WRITTEN PROBLEM
Make an exact copy of the lines, leaving the pictures out.
------------------------------------------------
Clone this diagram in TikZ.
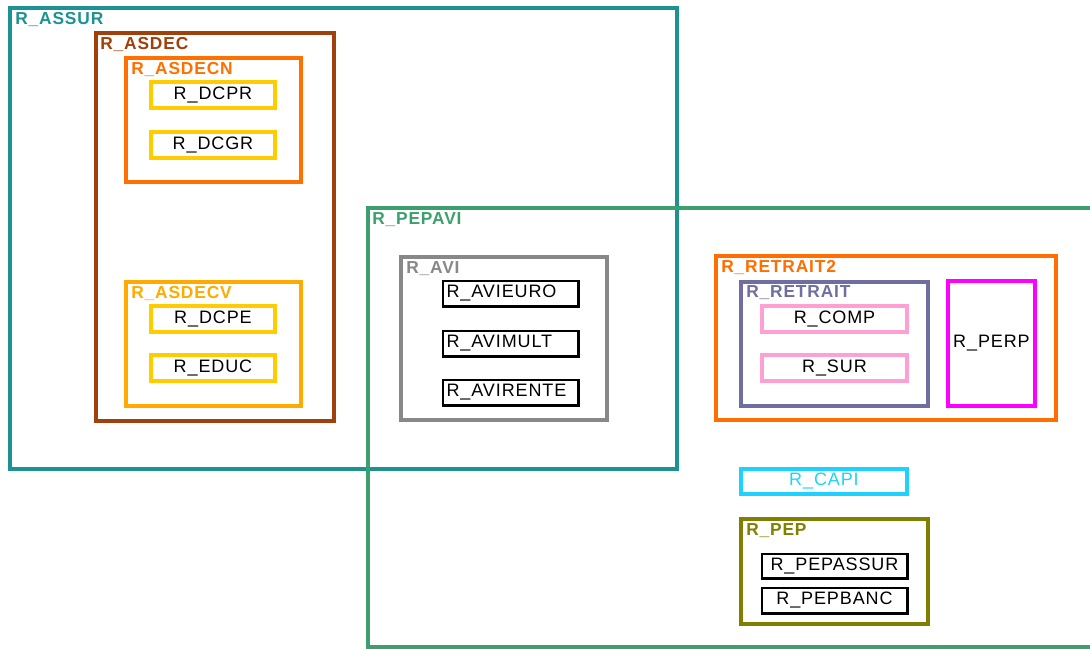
\documentclass[tikz,border=0pt]{standalone}
\usepackage{fontspec}
\setmainfont{Liberation Sans}
\usetikzlibrary{fit}
\definecolor{cassur}{RGB}{30,145,145}
\definecolor{casdec}{RGB}{160,64,10}
\definecolor{casdecn}{RGB}{255,112,0}
\definecolor{cyel}{RGB}{255,204,0}
\definecolor{casdecv}{RGB}{255,170,0}
\definecolor{cpepavi}{RGB}{60,160,110}
\definecolor{cavi}{RGB}{136,136,136}
\definecolor{cretrait2}{RGB}{255,110,0}
\definecolor{cretrait}{RGB}{110,110,160}
\definecolor{cpink}{RGB}{255,160,210}
\definecolor{cperp}{RGB}{255,0,255}
\definecolor{ccapi}{RGB}{30,210,255}
\definecolor{cpep}{RGB}{128,128,0}
\begin{document}
\begin{tikzpicture}[x=0.75pt,y=-0.75pt,
  frame/.style={draw=#1, line width=2.6pt, inner sep=0pt},
  leaf/.style={draw=#1, line width=2.3pt, inner sep=0pt},
  blk/.style={draw=black, line width=1pt, inner sep=0pt},
  shadowedge/.style={draw=black, line width=1.6pt},
  lbl/.style={text=#1, font=\fontsize{13}{14}\selectfont\bfseries\addfontfeature{LetterSpace=5}, anchor=west, inner sep=0pt},
  txt/.style={text=black, font=\fontsize{13.5}{14}\selectfont\addfontfeature{LetterSpace=5}, inner sep=0pt}]
\useasboundingbox (0,0) rectangle (1090,649);
\fill[white] (0,0) rectangle (1090,649);
% R_ASSUR
\node[frame=cassur, fit={(10,8)(677,469)}] (assur) {};
\node[lbl=cassur] (assurl) at (15,20) {R\_ASSUR};
% R_ASDEC
\node[frame=casdec, line width=3.2pt, fit={(96,33)(334,421)}] (asdec) {};
\node[lbl=casdec] (asdecl) at (100,45) {R\_ASDEC};
% R_ASDECN
\node[frame=casdecn, fit={(126,58)(301,182)}] (asdecn) {};
\node[lbl=casdecn] (asdecnl) at (131,70) {R\_ASDECN};
\node[leaf=cyel, fit={(151,82)(275,108)}] (dcpr) {};
\node[txt] at (dcpr.center) {R\_DCPR};
\node[leaf=cyel, fit={(151,132)(275,158)}] (dcgr) {};
\node[txt] at (dcgr.center) {R\_DCGR};
% R_ASDECV
\node[frame=casdecv, fit={(126,282)(301,406)}] (asdecv) {};
\node[lbl=casdecv] (asdecvl) at (131,294) {R\_ASDECV};
\node[leaf=cyel, fit={(151,306)(275,332)}] (dcpe) {};
\node[txt] at (dcpe.center) {R\_DCPE};
\node[leaf=cyel, fit={(151,355)(275,381)}] (educ) {};
\node[txt] at (educ.center) {R\_EDUC};
% R_PEPAVI
\node[frame=cpepavi, fit={(368,208)(1100,647)}] (pepavi) {};
\node[lbl=cpepavi] (pepavil) at (372,220) {R\_PEPAVI};
% R_AVI
\node[frame=cavi, fit={(401,257)(607,420)}] (avi) {};
\node[lbl=cavi] (avil) at (406,269) {R\_AVI};
\node[blk, fit={(443,281)(578,306)}] (avieuro) {};
\node[txt, anchor=west] at ([xshift=3pt]avieuro.west) {R\_AVIEURO};
\node[blk, fit={(443,331)(578,356)}] (avimult) {};
\node[txt, anchor=west] at ([xshift=3pt]avimult.west) {R\_AVIMULT};
\node[blk, fit={(443,380)(578,405)}] (avirente) {};
\node[txt, anchor=west] at ([xshift=3pt]avirente.west) {R\_AVIRENTE};
% R_RETRAIT2
\node[frame=cretrait2, fit={(716,256)(1056,420)}] (retrait2) {};
\node[lbl=cretrait2] (retrait2l) at (721,268) {R\_RETRAIT2};
\node[frame=cretrait, fit={(741,282)(928,406)}] (retrait) {};
\node[lbl=cretrait] (retraitl) at (746,293) {R\_RETRAIT};
\node[leaf=cpink, fit={(762,306)(907,332)}] (comp) {};
\node[txt] at (comp.center) {R\_COMP};
\node[leaf=cpink, fit={(762,355)(907,381)}] (sur) {};
\node[txt] at (sur.center) {R\_SUR};
\node[frame=cperp, fit={(948,281)(1035,406)}] (perp) {};
\node[txt] at (perp.center) {R\_PERP};
% R_CAPI
\node[leaf=ccapi, fit={(741,469)(907,494)}] (capi) {};
\node[txt, text=ccapi] at (capi.center) {R\_CAPI};
% R_PEP
\node[frame=cpep, fit={(741,519)(928,624)}] (pep) {};
\node[lbl=cpep] (pepl) at (746,531) {R\_PEP};
\node[blk, fit={(762,554)(907,578)}] (pepassur) {};
\node[txt] at (pepassur.center) {R\_PEPASSUR};
\node[blk, fit={(762,588)(907,613)}] (pepbanc) {};
\node[txt] at (pepbanc.center) {R\_PEPBANC};
% shadowed right/bottom edges of the black boxes
\foreach \n in {avieuro,avimult,avirente,pepassur,pepbanc}{
  \draw[shadowedge] ([xshift=0.4pt]\n.north east) -- ([xshift=0.4pt,yshift=-0.4pt]\n.south east) -- ([yshift=-0.4pt]\n.south west);
}
\end{tikzpicture}
\end{document}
------------------------------------------------
RESPONSE
Clone this diagram in TikZ.
\documentclass[tikz,border=0pt]{standalone}
\usepackage{fontspec}
\setmainfont{Liberation Sans}
\usetikzlibrary{fit}
\definecolor{cassur}{RGB}{30,145,145}
\definecolor{casdec}{RGB}{160,64,10}
\definecolor{casdecn}{RGB}{255,112,0}
\definecolor{cyel}{RGB}{255,204,0}
\definecolor{casdecv}{RGB}{255,170,0}
\definecolor{cpepavi}{RGB}{60,160,110}
\definecolor{cavi}{RGB}{136,136,136}
\definecolor{cretrait2}{RGB}{255,110,0}
\definecolor{cretrait}{RGB}{110,110,160}
\definecolor{cpink}{RGB}{255,160,210}
\definecolor{cperp}{RGB}{255,0,255}
\definecolor{ccapi}{RGB}{30,210,255}
\definecolor{cpep}{RGB}{128,128,0}
\begin{document}
\begin{tikzpicture}[x=0.75pt,y=-0.75pt,
  frame/.style={draw=#1, line width=2.6pt, inner sep=0pt},
  leaf/.style={draw=#1, line width=2.3pt, inner sep=0pt},
  blk/.style={draw=black, line width=1pt, inner sep=0pt},
  shadowedge/.style={draw=black, line width=1.6pt},
  lbl/.style={text=#1, font=\fontsize{13}{14}\selectfont\bfseries\addfontfeature{LetterSpace=5}, anchor=west, inner sep=0pt},
  txt/.style={text=black, font=\fontsize{13.5}{14}\selectfont\addfontfeature{LetterSpace=5}, inner sep=0pt}]
\useasboundingbox (0,0) rectangle (1090,649);
\fill[white] (0,0) rectangle (1090,649);
% R_ASSUR
\node[frame=cassur, fit={(10,8)(677,469)}] (assur) {};
\node[lbl=cassur] (assurl) at (15,20) {R\_ASSUR};
% R_ASDEC
\node[frame=casdec, line width=3.2pt, fit={(96,33)(334,421)}] (asdec) {};
\node[lbl=casdec] (asdecl) at (100,45) {R\_ASDEC};
% R_ASDECN
\node[frame=casdecn, fit={(126,58)(301,182)}] (asdecn) {};
\node[lbl=casdecn] (asdecnl) at (131,70) {R\_ASDECN};
\node[leaf=cyel, fit={(151,82)(275,108)}] (dcpr) {};
\node[txt] at (dcpr.center) {R\_DCPR};
\node[leaf=cyel, fit={(151,132)(275,158)}] (dcgr) {};
\node[txt] at (dcgr.center) {R\_DCGR};
% R_ASDECV
\node[frame=casdecv, fit={(126,282)(301,406)}] (asdecv) {};
\node[lbl=casdecv] (asdecvl) at (131,294) {R\_ASDECV};
\node[leaf=cyel, fit={(151,306)(275,332)}] (dcpe) {};
\node[txt] at (dcpe.center) {R\_DCPE};
\node[leaf=cyel, fit={(151,355)(275,381)}] (educ) {};
\node[txt] at (educ.center) {R\_EDUC};
% R_PEPAVI
\node[frame=cpepavi, fit={(368,208)(1100,647)}] (pepavi) {};
\node[lbl=cpepavi] (pepavil) at (372,220) {R\_PEPAVI};
% R_AVI
\node[frame=cavi, fit={(401,257)(607,420)}] (avi) {};
\node[lbl=cavi] (avil) at (406,269) {R\_AVI};
\node[blk, fit={(443,281)(578,306)}] (avieuro) {};
\node[txt, anchor=west] at ([xshift=3pt]avieuro.west) {R\_AVIEURO};
\node[blk, fit={(443,331)(578,356)}] (avimult) {};
\node[txt, anchor=west] at ([xshift=3pt]avimult.west) {R\_AVIMULT};
\node[blk, fit={(443,380)(578,405)}] (avirente) {};
\node[txt, anchor=west] at ([xshift=3pt]avirente.west) {R\_AVIRENTE};
% R_RETRAIT2
\node[frame=cretrait2, fit={(716,256)(1056,420)}] (retrait2) {};
\node[lbl=cretrait2] (retrait2l) at (721,268) {R\_RETRAIT2};
\node[frame=cretrait, fit={(741,282)(928,406)}] (retrait) {};
\node[lbl=cretrait] (retraitl) at (746,293) {R\_RETRAIT};
\node[leaf=cpink, fit={(762,306)(907,332)}] (comp) {};
\node[txt] at (comp.center) {R\_COMP};
\node[leaf=cpink, fit={(762,355)(907,381)}] (sur) {};
\node[txt] at (sur.center) {R\_SUR};
\node[frame=cperp, fit={(948,281)(1035,406)}] (perp) {};
\node[txt] at (perp.center) {R\_PERP};
% R_CAPI
\node[leaf=ccapi, fit={(741,469)(907,494)}] (capi) {};
\node[txt, text=ccapi] at (capi.center) {R\_CAPI};
% R_PEP
\node[frame=cpep, fit={(741,519)(928,624)}] (pep) {};
\node[lbl=cpep] (pepl) at (746,531) {R\_PEP};
\node[blk, fit={(762,554)(907,578)}] (pepassur) {};
\node[txt] at (pepassur.center) {R\_PEPASSUR};
\node[blk, fit={(762,588)(907,613)}] (pepbanc) {};
\node[txt] at (pepbanc.center) {R\_PEPBANC};
% shadowed right/bottom edges of the black boxes
\foreach \n in {avieuro,avimult,avirente,pepassur,pepbanc}{
  \draw[shadowedge] ([xshift=0.4pt]\n.north east) -- ([xshift=0.4pt,yshift=-0.4pt]\n.south east) -- ([yshift=-0.4pt]\n.south west);
}
\end{tikzpicture}
\end{document}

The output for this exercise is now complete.